Questa credenza di una creatura angelica in origine buona ma poi ribellatasi a Dio si trova all’origine in testi giudaici apocrifi ed è appena accennata nella Bibbia, poi viene riaffermata in ambito cristiano in età tardoantica e nel medioevo. Contro le dottrine dualiste che vedono nel demonio il principio autonomo del male, si pronunciano il sinodo di Braga del 561 e soprattutto il concilio Lateranense IV, tenutosi nel 1215: «Il diavolo infatti e gli altri demoni sono stati creati da Dio naturalmente buoni, ma da sé stessi si sono trasformati in malvagi». I teologi domenicani e francescani, da Tommaso d’Aquino a Duns Scoto, discuteranno poi sulla creazione e sulla caduta di questi esseri spirituali, con speculazioni che arrivano all’inizio dell’età moderna fino al gesuita Francisco Suárez.
Ma la storia del diavolo è molto più antica e complicata, come racconta Satana di Ryan Stokes, un libro innovativo e chiaro appena tradotto dalla Queriniana. Il biblista statunitense indaga le trasformazioni delle diverse figure sataniche che compaiono nelle scritture sacre ebraiche databili intorno al sesto secolo avanti l’èra cristiana o più tardi. All’origine compare un aggressore sovrumano che per conto di Dio diviene giustiziere, come nel ventiduesimo capitolo dei Numeri e nel terzo di Zaccaria. Poi, nella redazione definitiva del libro di Giobbe, «il Satana» inizia a trasformarsi in accusatore e in avversario dell’essere umano.
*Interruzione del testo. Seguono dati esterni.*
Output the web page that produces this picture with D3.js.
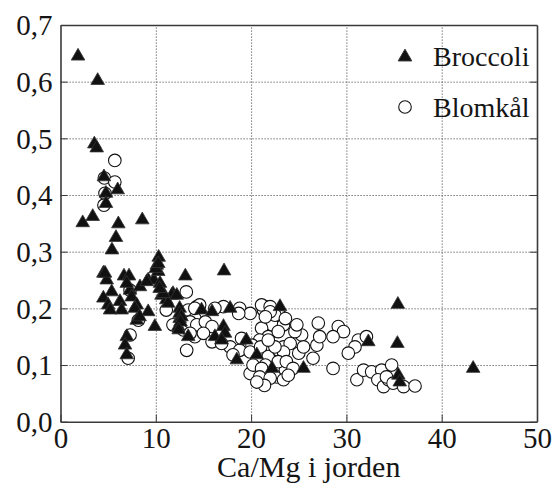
<!DOCTYPE html>
<html>
  <head>
    <style>
    body {
        margin: 0px;
        overflow: hidden;
        background: #fff;
    }
    .grid line {
        stroke: #555;
        stroke-width: 1;
        stroke-dasharray: 1.2, 1.8;
    }
    .frame line, .frame path {
        stroke: #3a3a3a;
    }
    </style>
    <script src="https://d3js.org/d3.v7.min.js"></script>
  </head>
  <body>
    <svg width="555" height="490"></svg>
    <script>
    // Broccoli (triangles)
    const broccoliX = [1.84, 3.9, 3.55, 3.8, 4.56, 4.77, 6.0, 4.77, 2.33, 3.38, 6.07, 8.58, 5.82, 5.4,
        10.3, 10.1, 4.5, 13.1, 6.66, 7.19, 4.85, 5.37, 4.5, 5.0, 6.24, 6.42, 7.29, 7.47, 8.0, 8.34,
        9.2, 9.8, 10.26, 10.44, 10.6, 11.1, 11.8, 9.2, 9.9, 8.0, 12.5, 12.5, 12.36, 13.4, 6.95, 6.77,
        6.95, 6.95, 9.05, 5.2, 7.8, 11.67, 11.3, 12.5, 8.3, 4.67, 10.0, 17.16, 10.8, 12.7, 14.8, 15.9,
        17.8, 17.1, 17.26, 16.2, 16.9, 19.5, 18.5, 20.6, 22.2, 23.03, 25.5, 32.3, 35.4, 35.35, 43.3,
        35.45, 35.6, 12.2, 12.6, 12.4, 10.4, 10.26];
    const broccoliY = [0.645, 0.602, 0.49, 0.483, 0.432, 0.403, 0.409, 0.385, 0.351, 0.362, 0.349, 0.356, 0.325, 0.303,
        0.29, 0.276, 0.262, 0.257, 0.257, 0.257, 0.25, 0.229, 0.218, 0.206, 0.212, 0.197, 0.232, 0.22, 0.206, 0.238,
        0.25, 0.25, 0.265, 0.244, 0.223, 0.215, 0.226, 0.194, 0.168, 0.179, 0.2, 0.182, 0.168, 0.15, 0.15, 0.135,
        0.118, 0.244, 0.247, 0.197, 0.2, 0.223, 0.209, 0.191, 0.185, 0.262, 0.27, 0.266, 0.226, 0.185, 0.197, 0.194,
        0.2, 0.168, 0.156, 0.15, 0.144, 0.144, 0.109, 0.118, 0.094, 0.203, 0.094, 0.141, 0.207, 0.138, 0.094,
        0.082, 0.07, 0.223, 0.176, 0.162, 0.235, 0.279];

    // Blomkål (open circles)
    const blomkalX = [5.7, 4.6, 5.7, 4.67, 4.56, 13.2, 13.4, 11.1, 14.3, 12.2, 14.1, 13.24, 7.1, 7.3, 8.17, 7.3,
        11.8, 14.6, 17.1, 18.8, 19.9, 21.5, 14.1, 14.1, 12.9, 13.6, 14.3, 15.2, 15.9, 16.2, 15.0, 15.9,
        17.8, 18.8, 18.1, 18.7, 21.3, 22.0, 22.2, 23.2, 23.4, 21.1, 21.8, 22.85, 20.9, 20.1, 19.9, 21.0,
        20.6, 21.8, 22.9, 23.4, 19.9, 21.3, 22.7, 23.6, 20.2, 21.5, 21.1, 22.0, 22.5, 23.6, 25.3, 24.6,
        24.1, 25.0, 23.4, 22.5, 21.8, 22.85, 23.7, 24.4, 21.1, 20.9, 22.0, 23.4, 23.9, 27.05, 26.5, 26.9,
        29.15, 29.7, 28.6, 27.2, 31.25, 32.1, 30.9, 30.2, 28.6, 31.1, 31.8, 32.65, 33.7, 33.3, 33.9, 34.4,
        34.9, 34.75, 34.2, 34.9, 36.0, 37.2, 24.8, 25.5, 21.4, 20.6, 19.0, 16.9, 13.6, 22.0, 21.5];
    const blomkalY = [0.461, 0.43, 0.423, 0.403, 0.382, 0.229, 0.197, 0.197, 0.203, 0.168, 0.15, 0.126, 0.112, 0.153, 0.179, 0.232,
        0.171, 0.206, 0.203, 0.2, 0.191, 0.203, 0.182, 0.2, 0.162, 0.176, 0.171, 0.176, 0.168, 0.2, 0.156, 0.141,
        0.132, 0.126, 0.118, 0.191, 0.197, 0.185, 0.171, 0.185, 0.171, 0.165, 0.15, 0.159, 0.144, 0.135, 0.123, 0.132,
        0.109, 0.115, 0.126, 0.132, 0.085, 0.085, 0.079, 0.091, 0.1, 0.1, 0.206, 0.203, 0.188, 0.182, 0.153, 0.159,
        0.138, 0.121, 0.123, 0.132, 0.144, 0.106, 0.106, 0.094, 0.094, 0.079, 0.077, 0.074, 0.082, 0.174, 0.112, 0.135,
        0.168, 0.159, 0.15, 0.15, 0.144, 0.15, 0.132, 0.121, 0.094, 0.074, 0.091, 0.088, 0.091, 0.074, 0.062, 0.074,
        0.085, 0.1, 0.079, 0.068, 0.062, 0.063, 0.171, 0.132, 0.064, 0.07, 0.147, 0.138, 0.156, 0.194, 0.185];

    const xTicks = [0, 10, 20, 30, 40, 50];
    const yTicks = [0, 0.1, 0.2, 0.3, 0.4, 0.5, 0.6, 0.7];
    const seriesNames = ['Broccoli', 'Blomkål'];
    const xAxisLabel = 'Ca/Mg i jorden';

    const serif = '"Liberation Serif"';
    const ink = '#151515';

    const svg = d3.select('svg');
    const width = +svg.attr('width');
    const height = +svg.attr('height');

    const margin = { top: 25, right: 18, bottom: 68.3, left: 60.5 };
    const innerWidth = width - margin.left - margin.right;
    const innerHeight = height - margin.top - margin.bottom;

    const xScale = d3.scaleLinear().domain([0, 50]).range([0, innerWidth]);
    const yScale = d3.scaleLinear().domain([0, 0.7]).range([innerHeight, 0]);

    const g = svg.append('g')
        .attr('transform', `translate(${margin.left},${margin.top})`);

    // dotted grid
    g.append('g').attr('class', 'grid')
        .attr('transform', `translate(0,${innerHeight})`)
        .call(d3.axisBottom(xScale).tickValues(xTicks.slice(1, -1)).tickSize(-innerHeight).tickFormat(''))
        .call(a => a.select('.domain').remove())
        .call(a => a.selectAll('text').remove());
    g.append('g').attr('class', 'grid')
        .call(d3.axisLeft(yScale).tickValues(yTicks.slice(1, -1)).tickSize(-innerWidth).tickFormat(''))
        .call(a => a.select('.domain').remove())
        .call(a => a.selectAll('text').remove());

    // frame with inward ticks
    const fmt = d => d3.format('.1f')(d).replace('.', ',');
    const tickLen = 7;

    const yAxisG = g.append('g').attr('class', 'frame')
        .call(d3.axisLeft(yScale).tickValues(yTicks).tickSizeInner(-tickLen).tickSizeOuter(0)
            .tickPadding(8).tickFormat(fmt));
    yAxisG.attr('font-family', null).attr('font-size', null);
    yAxisG.selectAll('text')
        .attr('dy', '0.34em')
        .style('font-family', serif).style('font-size', '29px').style('fill', ink);

    g.append('g').attr('class', 'frame')
        .attr('transform', `translate(${innerWidth},0)`)
        .call(d3.axisRight(yScale).tickValues(yTicks).tickSizeInner(-tickLen).tickSizeOuter(0).tickFormat(''))
        .call(a => a.selectAll('text').remove());

    const xAxisG = g.append('g').attr('class', 'frame')
        .attr('transform', `translate(0,${innerHeight})`)
        .call(d3.axisBottom(xScale).tickValues(xTicks).tickSizeInner(-tickLen).tickSizeOuter(0)
            .tickPadding(6).tickFormat(d3.format('d')));
    xAxisG.attr('font-family', null).attr('font-size', null);
    xAxisG.selectAll('text')
        .style('font-family', serif).style('font-size', '29px').style('fill', ink);

    g.append('g').attr('class', 'frame')
        .call(d3.axisTop(xScale).tickValues(xTicks).tickSizeInner(0).tickSizeOuter(0).tickFormat(''))
        .call(a => a.selectAll('text').remove());

    g.selectAll('.frame .domain').attr('stroke-width', 1.6);

    // axis title
    svg.append('text')
        .attr('x', margin.left + innerWidth / 2 + 10)
        .attr('y', margin.top + innerHeight + 55)
        .attr('text-anchor', 'middle')
        .style('font-family', serif).style('font-size', '30px').style('fill', ink)
        .text(xAxisLabel);

    // points
    const blomkal = blomkalX.map((x, i) => ({ x, y: blomkalY[i] }));
    const broccoli = broccoliX.map((x, i) => ({ x, y: broccoliY[i] }));

    g.append('g').selectAll('circle').data(blomkal)
        .enter().append('circle')
        .attr('cx', d => xScale(d.x))
        .attr('cy', d => yScale(d.y))
        .attr('r', 6.3)
        .attr('fill', 'white')
        .attr('stroke', '#111')
        .attr('stroke-width', 1.1);

    const tri = d3.symbol().type(d3.symbolTriangle).size(80);

    g.append('g').selectAll('path').data(broccoli)
        .enter().append('path')
        .attr('d', tri)
        .attr('transform', d => `translate(${xScale(d.x)},${yScale(d.y)})`)
        .attr('fill', '#111')
        .attr('stroke', '#333')
        .attr('stroke-width', 0.8);

    // legend
    const legend = svg.append('g');
    legend.append('path')
        .attr('d', tri)
        .attr('transform', 'translate(405,57)')
        .attr('fill', '#111')
        .attr('stroke', '#333');
    legend.append('circle')
        .attr('cx', 405).attr('cy', 107).attr('r', 6.3)
        .attr('fill', 'white').attr('stroke', '#111').attr('stroke-width', 1.1);
    legend.selectAll('text').data(seriesNames)
        .enter().append('text')
        .attr('x', 433)
        .attr('y', (d, i) => 66 + i * 51)
        .style('font-family', serif).style('font-size', '28px').style('fill', ink)
        .text(d => d);
    </script>
  </body>
</html>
Queste entità dai tratti indefiniti si moltiplicano. Sono demoni e spiriti maligni – dai nomi e profili diversi, come Principe di Mastema, Belial, Angelo delle Tenebre – che affollano le riscritture e gli sviluppi apocrifi della Bibbia per arrivare ai manoscritti di Qumran scoperti tra il 1947 e il 1956 sulle rive del mar Morto. Centinaia di testi che in parte sono conservati nelle lingue originarie (ebraico e aramaico) ma anche in etiopico o in slavo antico, oltre il greco e il latino.
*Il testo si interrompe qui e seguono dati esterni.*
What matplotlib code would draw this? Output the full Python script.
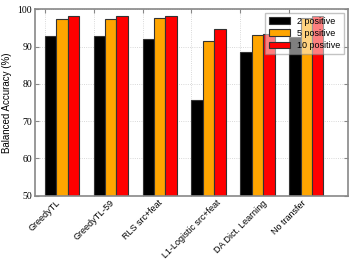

Spesso sono racconti sull’origine del mondo e sul suo destino che – dopo la distruzione del Secondo Tempio nell’anno 70 – entrano a far parte delle due correnti in cui si divide il giudaismo antico: l’ebraismo rabbinico e il cristianesimo. Basta sfogliare gli Apocrifi dell’Antico Testamento curati da Paolo Sacchi (Utet e Paideia), le Leggende degli ebrei raccolte da Louis Ginzberg un secolo fa (Adelphi) o anche solo i libri del Nuovo Testamento per rendersi conto della presenza inquietante del diavolo.
Vigilanti e forti
Il problema del male incombe su questo ribollire di pensiero. Sono gli spiriti maligni a ingannare gli esseri umani? È Dio che li ha creati? A questi interrogativi rispondono affermativamente il Libro dei vigilanti e la rilettura biblica nei Giubilei. Altri scritti, come la Lettera di Enoch e la Lettera di Giacomo nel Nuovo Testamento, sottolineano la libertà e la responsabilità dell’uomo, mentre nei testi di Qumran si profila la guerra senza quartiere tra luce e tenebre che segna gli ultimi tempi. Ed è Giovanni, nel primo secolo, a identificare il diavolo con «il serpente antico», il seduttore di tutta la terra, nel dodicesimo capitolo della sua Apocalisse, che conclude la Bibbia cristiana.
Mezzo secolo fa, il 15 novembre 1972, un cristiano aperto alla modernità come Paolo VI parlava del demonio. Reazioni e critiche si scatenavano contro il papa, considerato retrogrado e fuori del tempo, perché Montini apriva la lunga riflessione – scritta di suo pugno – in modo sorprendente: «Quali sono oggi i bisogni maggiori della chiesa? Non vi stupisca come semplicista, o addirittura come superstiziosa e irreale la nostra risposta: uno dei bisogni maggiori è la difesa da quel male, che chiamiamo il Demonio».
Il male e il peccato, «perversione della libertà umana, e causa profonda della morte», sono infatti anche «occasione ed effetto d’un intervento in noi e nel nostro mondo d’un agente oscuro e nemico, il Demonio», dice Montini. Che descrive questa realtà come «un essere vivo spirituale, pervertito e pervertitore», e afferma che «esce dal quadro dell’insegnamento biblico ed ecclesiastico chi si rifiuta di riconoscerla esistente». E di fronte ai segni della presenza del diavolo – «là dove la negazione di Dio si fa radicale, sottile ed assurda, dove la menzogna si afferma ipocrita e potente» – il papa ricorda le parole attribuite all’apostolo Pietro: il cristiano «dev’essere vigilante e forte».